Haegele recalled this story, from his boyhood summers on a British Columbian island, while standing under a San Francisco conference room's fluorescent lights. The 50-some Club staffers before him had come from across the United States to congratulate themselves on coal-fired power plants defeated and a landmark energy bill won. They'd spent the morning watching PowerPoint presentations on tactics for stopping mountaintop-removal mining. They'd put Magic Markers to big sheets of paper as ideas popped up about ways to elect a president who will lead the fight against climate change.
But they all understood the boss's tangent. They got why Haegele used the word awesome to describe the simultaneous fear and joy in such a moment, why he made a point of noting that the word came not from Beavis and Butthead ("heh heh heh eh heh") but the Old Testament, which uses the term to connote an earthly brush with God.
"It's the sense of how insignificant we are in the presence of greatness, as well as a sense of being connected to nature," Haegele said. "I felt it that day."
Part of our job at Sierra is to steer readers toward that feeling.

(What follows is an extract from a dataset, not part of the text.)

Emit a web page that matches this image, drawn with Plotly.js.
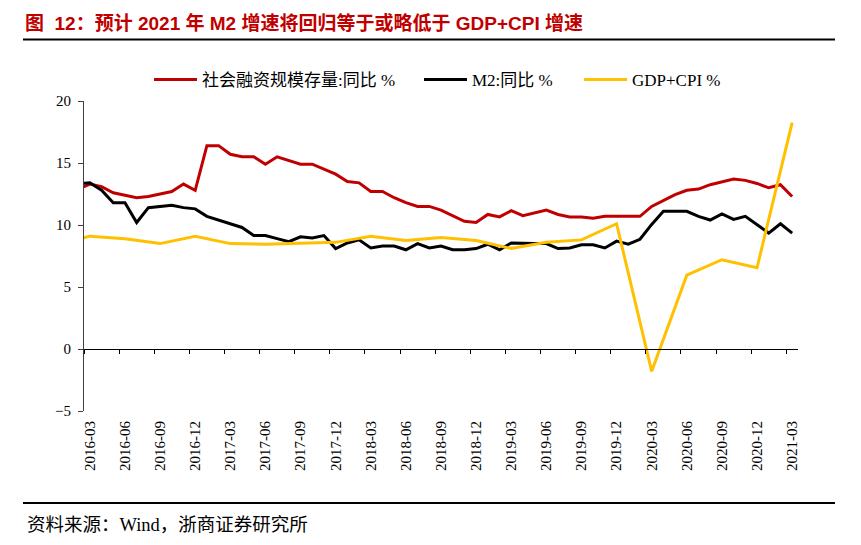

Trek into the mountains of New Mexico with Native American teenagers eager to renew a withered bond with creeks and trees, and you may recognize a deficit in your own life. Paddle a remote Canadian river with Nancy Lord, and you'll sense revelations in the breeze. Bicycle to the lowest point in North America with Jim Malusa, and you'll remember why deserts have always been good for epiphanies.
Bad things are happening to the natural world. Haegele's point was this: Even people caught up in the whirlwind battle to save it--especially those people--would be well served to light out on occasion for wild places, to risk being ambushed by awe.